Thoughts of a Corporate Consultant – Part XIV

The last three months have been crazy. I’ve been consulting – all day – at a banking software company, doing things like creating PPTs, reviewing documents, working through project plans, fighting fires, writing SQL and wading through RBI regulations. It has been a learning experience in many ways, and a taste of corporate life

The thing that’s been neglected, sadly, is the blog. I have had very little time, with the consulting and the family. But this has given me some time to retrospect as well. So I’m going to pen the thoughts I’ve had.

1. People don’t have time.

I have always been of the opinion that everyone should take control of their finances. That their retirement income is going to be their best friend. So they might as well track it now. Having seen corporate life more closely I’ve realized that there is just not enough time. Not enough time to do proper justice to stocks, or markets or even track a portfolio. It’s therefore easy to either buy stocks on “hot tips”, or give money to a PMS to manage. Or they get sold by an insurance plan simply because it’s easier. Anything as long as I don’t have to do much real work.

This is not something I knew intimately. As an entrepreneur I have always had the time to pursue what I wanted, and finance was always close to the heart since 2003. But in general, if you have to respond to the gargantual reply-all mega thread which has more “FYI” than real content, and do this every day, and then take phone calls that ask you what you think of that email, you will have no time to see if Reliance’s gas margins are showing a sequential decline, or even if your stock just broke it’s 35 DMA.

Why this is meaningful: I wanted to create a great web site where people could do stock and mutual fund research on their own. Haha. The number of people who do self-research are too few to matter today. It is, to a large extent, pointless to build a great experience or a great analysis tool unless – and this is the real lesson – unless you are investing or trading real money. It is then that great analysis matters, when your job is to make money. If your job is to provide great analysis, then attempt to provide it for people who are trading money – not retail investors.

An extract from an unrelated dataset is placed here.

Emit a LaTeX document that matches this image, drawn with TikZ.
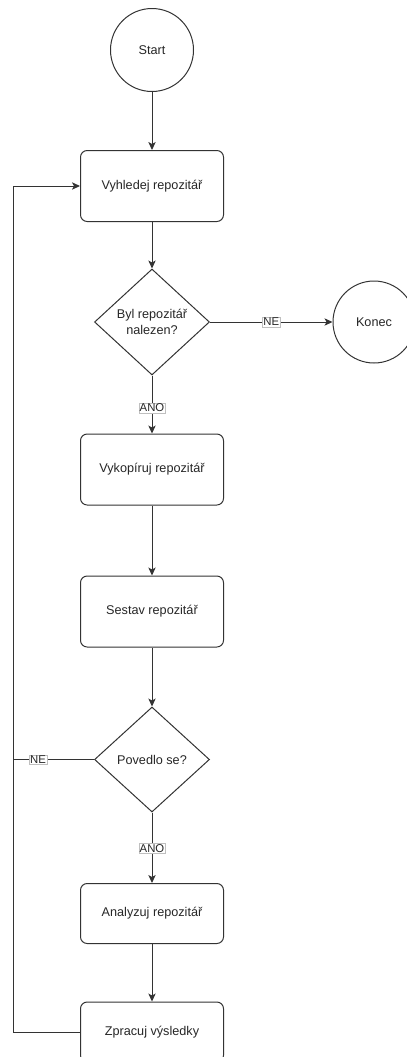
\documentclass[tikz,border=0pt]{standalone}
\usepackage{fontspec}
\setmainfont{Liberation Sans}
\usetikzlibrary{shapes.geometric,arrows.meta}
\begin{document}
\begin{tikzpicture}[x=0.75pt,y=-0.75pt,
  line width=0.75pt,
  every node/.style={font=\fontsize{9.5}{12}\selectfont, text=black!85},
  termnode/.style={circle, draw=black!80, minimum size=62.25pt, inner sep=0pt},
  stepbox/.style={draw=black!80, rounded corners=5pt, minimum width=107.25pt, minimum height=53.25pt, inner sep=0pt},
  shortbox/.style={stepbox, minimum height=45pt},
  decision/.style={diamond, draw=black!80, aspect=1.08, inner sep=0pt, minimum width=86.25pt, minimum height=79.5pt, align=center},
  flow/.style={draw=black!80, -{Stealth[length=6pt,width=5.5pt,inset=1.5pt]}},
  plain/.style={draw=black!80},
  edgelabel/.style={font=\fontsize{8.5}{10}\selectfont, fill=white, draw=black!25, line width=0.3pt, inner sep=0.6pt}
]
\useasboundingbox (0,0) rectangle (407,1057);
\clip (0,0) rectangle (407,1057);

% main column of steps
\node[termnode] (start) at (152,50) {Start};
\node[stepbox] (find) at (152,186) {Vyhledej repozitář};
\node[decision] (found) at (152,322) {Byl repozitář\\nalezen?};
\node[termnode, minimum size=61.5pt] (end) at (374,322) {Konec};
\node[stepbox] (copy) at (152,469.5) {Vykopíruj repozitář};
\node[stepbox] (build) at (152,611.5) {Sestav repozitář};
\node[decision, minimum height=78.75pt] (ok) at (152,759.5) {Povedlo se?};
\node[shortbox] (analyze) at (152,913.5) {Analyzuj repozitář};
\node[shortbox] (process) at (152,1032) {Zpracuj výsledky};

% return path on the left
\coordinate (loopbot) at (13,1032);
\coordinate (looptop) at (13,186);
\coordinate (loopmid) at (13,759.5);

% connectors
\draw[flow] (start) -- (find);
\draw[flow] (find) -- (found);
\draw[flow] (found) -- node[edgelabel, pos=0.56] {ANO} (copy);
\draw[flow] (found) -- node[edgelabel, pos=0.5] {NE} (end);
\draw[flow] (copy) -- (build);
\draw[flow] (build) -- (ok);
\draw[flow] (ok) -- node[edgelabel, pos=0.51] {ANO} (analyze);
\draw[flow] (analyze) -- (process);
\draw[plain] (ok.west) -- node[edgelabel, pos=0.69] {NE} (loopmid);
\draw[flow] (process.west) -- (loopbot) -- (looptop) -- (find.west);
\end{tikzpicture}
\end{document}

That is what I learnt.

You might thing this means advisors will make a ton of money. I don’t think so either. That’s because there is a huge change in the advisory game. I’ll come to that later. But the first point is that people don’t need to make money in the market. No, really. Because:

2. Salary hikes are young India’s growth strategy.

If your wages are going up 20% per year, then you don’t need to invest in the market. Because a person making Rs. 50,000 per month today will make Rs. 100,000 a month in four years (or lesser, going by anecdotal evidence). So the saving of Rs. 5,000 per month sounds ridiculously small even if it compounds.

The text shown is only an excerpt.